The Forests Are Worth Nothing!
By Ranjan K Panda
27 October, 2010
Now the coal ministry teaches Jairam Ramesh, India's Environment Minister, that forests are worth nothing. Just 10 per cent of it is enough to maintain the biodiversity. What we need for growth is Coal. For further details, please see the following news published in the Hindustan Times. What a shame!!
No-go, says coal ministry to Jairam’s green ideas
New Delhi, October 26,
The coal ministry has proposed the reduction of no-go areas for mining to 10% of the total forest cover as against 35% proposed by the environment ministry. This move, though could sound the death knell for forests, has wide support among Central ministries. “It is felt that only the cases of pristine forests, or wildlife sanctuaries should be considered where coal mining may not be allowed,” the coal ministry said in a note prepared for the Cabinet’s consideration.
The argument is that without adequate coal, India may not be able to achieve high economic growth. There is a gap of 83 million tonnes of coal between demand and supply, projected to rise to 200 million tonnes by 2013-14, the note says.
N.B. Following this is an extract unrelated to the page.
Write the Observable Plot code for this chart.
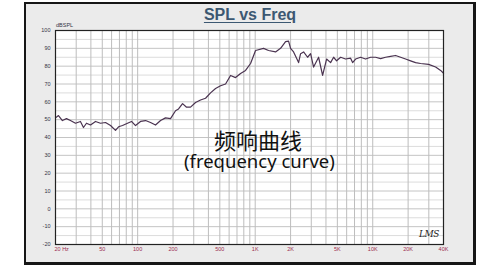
<!DOCTYPE html>
<html>
<head>
<meta charset="utf-8">
<script src="https://cdn.jsdelivr.net/npm/d3@7"></script>
<script src="https://cdn.jsdelivr.net/npm/@observablehq/plot@0.6"></script>
<style>
  html, body { margin: 0; padding: 0; background: #fff; }
  #wrap { position: relative; width: 500px; height: 268px; overflow: hidden; }
  #panel { position: absolute; left: 24px; top: 2px; width: 447px; height: 258px;
           background: #ebebeb; border: 2px solid #161616; border-bottom-width: 3px; border-right-width: 3px; }
  #chart { position: absolute; left: 0; top: 0; }
  .title { position: absolute; left: 0; width: 500px; top: 6px; text-align: center;
           font: bold 16px "Liberation Sans", Arial, sans-serif; color: #3c5872;
           text-decoration: underline; text-underline-offset: 2px; }
  .zh { position: absolute; left: 214px; top: 129px; font: 22px/21px "Noto Sans CJK SC", sans-serif; color: #111; }
  .en { position: absolute; left: 184px; top: 152px; font: 18.5px/17px "Noto Sans", "Open Sans", sans-serif; color: #111; white-space: nowrap; }
  .lms { position: absolute; left: 419px; top: 229px; font: italic 9px "DejaVu Serif", serif; color: #222; letter-spacing: -0.5px; }
  .unit { position: absolute; left: 56px; top: 22px; font: 5.5px "Liberation Sans", Arial, sans-serif; color: #334; }
</style>
</head>
<body>
<div id="wrap">
  <div id="panel"></div>
  <div id="chart"></div>
  <div class="title">SPL vs Freq</div>
  <div class="unit">dBSPL</div>
  <div class="zh">频响曲线</div>
  <div class="en">(frequency curve)</div>
  <div class="lms">LMS</div>
</div>
<script>
// Frequency (Hz) and SPL (dB)
const freq = [20, 21.2, 22.9, 24.8, 26.8, 29.6, 32.6, 34.6, 36.7, 39.7, 43.8, 48.3, 53.3, 58.8, 64.8, 68.8, 74.3, 82, 88.7, 95.9,
  105.8, 116.7, 128.7, 141.9, 156.6, 172.6, 190.4, 210, 222.8, 241, 260.6, 281.8, 310.8, 342.8, 378.1, 417, 460, 507.4, 559.6,
  617.3, 680.8, 750.8, 828, 913.3, 1007, 1178, 1300, 1490, 1644, 1813, 1923, 2000, 2121, 2340, 2433, 2581, 2791, 2960, 3140,
  3463, 3745, 4050, 4380, 4646, 4927, 5330, 5876, 6480, 6741, 7148, 7883, 8693, 9588, 10574, 11662, 12862, 14186, 15646,
  17257, 19033, 20992, 23151, 25534, 29890, 34281, 37809, 40000];
const spl = [51, 52.3, 49.5, 50.6, 49.5, 48, 49, 45.6, 48, 47, 49, 48, 48.4, 46.7, 44, 46, 46.7, 48, 49, 46.7,
  49, 49.5, 48.4, 47, 49.5, 51, 50.6, 55, 56, 59, 57, 57, 59.6, 61, 62, 65, 67.5, 69, 70,
  74.8, 73.6, 75.9, 77.6, 81.5, 88.8, 90, 88.8, 88, 90, 93.8, 94, 90, 88, 82, 87, 88, 85, 87, 79.5,
  85, 74.8, 84, 82, 85, 83, 85, 84, 84.5, 82, 84, 85, 84, 85, 85, 84.2, 85, 85.5, 86,
  85, 84, 83, 82, 81.5, 81, 79.5, 77.6, 76];

const xTickValues = [20, 50, 100, 200, 500, 1000, 2000, 5000, 10000, 20000, 40000];
const xTickLabels = ["20 Hz", "50", "100", "200", "500", "1K", "2K", "5K", "10K", "20K", "40K"];
const yTickValues = [100, 90, 80, 70, 60, 50, 40, 30, 20, 10, 0, -10, -20];
const yMinorValues = [95, 85, 75, 65, 55, 45, 35, 25, 15, 5, -5, -15];

const data = freq.map((f, i) => ({f, db: spl[i]}));
const xLabels = xTickValues.map((v, i) => ({v, label: xTickLabels[i]}));
const vGrid = [];
for (const dec of [10, 100, 1000, 10000]) for (let m = 1; m <= 9; m++) {
  const v = dec * m; if (v >= 20 && v <= 40000) vGrid.push(v);
}

const chart = Plot.plot({
  width: 500, height: 268,
  marginLeft: 55, marginRight: 57, marginTop: 30, marginBottom: 24,
  style: {background: "transparent", fontFamily: "Liberation Sans, Arial, sans-serif"},
  x: {type: "log", domain: [20, 40000], axis: null},
  y: {domain: [-20, 100], axis: null},
  marks: [
    Plot.frame({fill: "white"}),
    Plot.ruleY(yMinorValues, {stroke: "#dcdcdc", strokeWidth: 1}),
    Plot.ruleY(yTickValues, {stroke: "#c4c4c4", strokeWidth: 1}),
    Plot.ruleX(vGrid, {stroke: "#bdbdbd", strokeWidth: 1}),
    Plot.line(data, {x: "f", y: "db", stroke: "#4a3350", strokeWidth: 1.2}),
    Plot.frame({stroke: "#222", strokeWidth: 1.2}),
    Plot.text(yTickValues, {y: d => d, frameAnchor: "left", dx: -5, textAnchor: "end", text: d => String(d),
      fontSize: 5.5, fill: "#334"}),
    Plot.text(xLabels.slice(1), {x: "v", frameAnchor: "bottom", dy: 6, text: "label", fontSize: 5.5, fill: "#9b2d4f"}),
    Plot.text(xLabels.slice(0, 1), {x: "v", frameAnchor: "bottom", dy: 6, dx: -1, textAnchor: "start", text: "label",
      fontSize: 5.5, fill: "#9b2d4f"})
  ]
});
document.getElementById("chart").appendChild(chart);
</script>
</body>
</html>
The note comes after law ministry gave its opinion following a reference from the PMO that the environment ministry’s policy on go and no-go areas was not in consonance with the Forest Conservation Act, 1983. Environment minister Jairam Ramesh had said Forest
Advisory panel won’t allow projects in no-go areas.
Now, the coal ministry has sought the approval of the Cabinet Committee on Infrastructure to issue directions of the environment ministry to speed up forest clearance for all coal blocks as per the current statutes and stipulations with exception of around 10%.
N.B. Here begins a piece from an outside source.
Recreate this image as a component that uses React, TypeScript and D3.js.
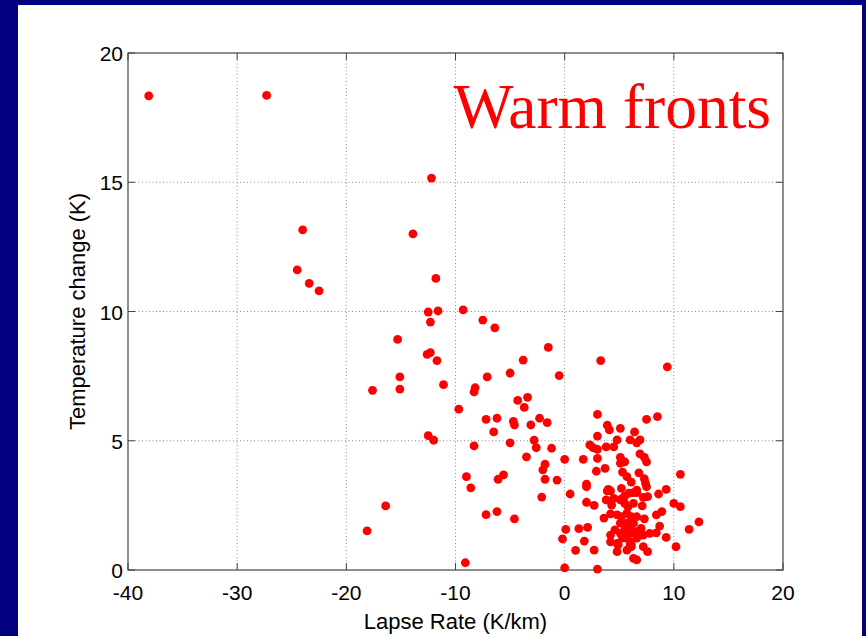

A majority of coal resources in India are in dense forests, which according to the Forest Survey of India are just 40% of the country’s total forest cover.
The coal ministry believes that 10% of forest areas in the coal field regions is enough to maintain bio-diversity. The ministry has also suggested that mining be allowed in wildlife corridors — regions used by animals to move across forests.
The Planning Commission and ministries such as power and road transport support the coal ministry. The plan panel has described the “go-no-go” concept as not advisable. “We have circulated a note on the environment ministry’s policy,” said plan panel member BK Chaturvedi.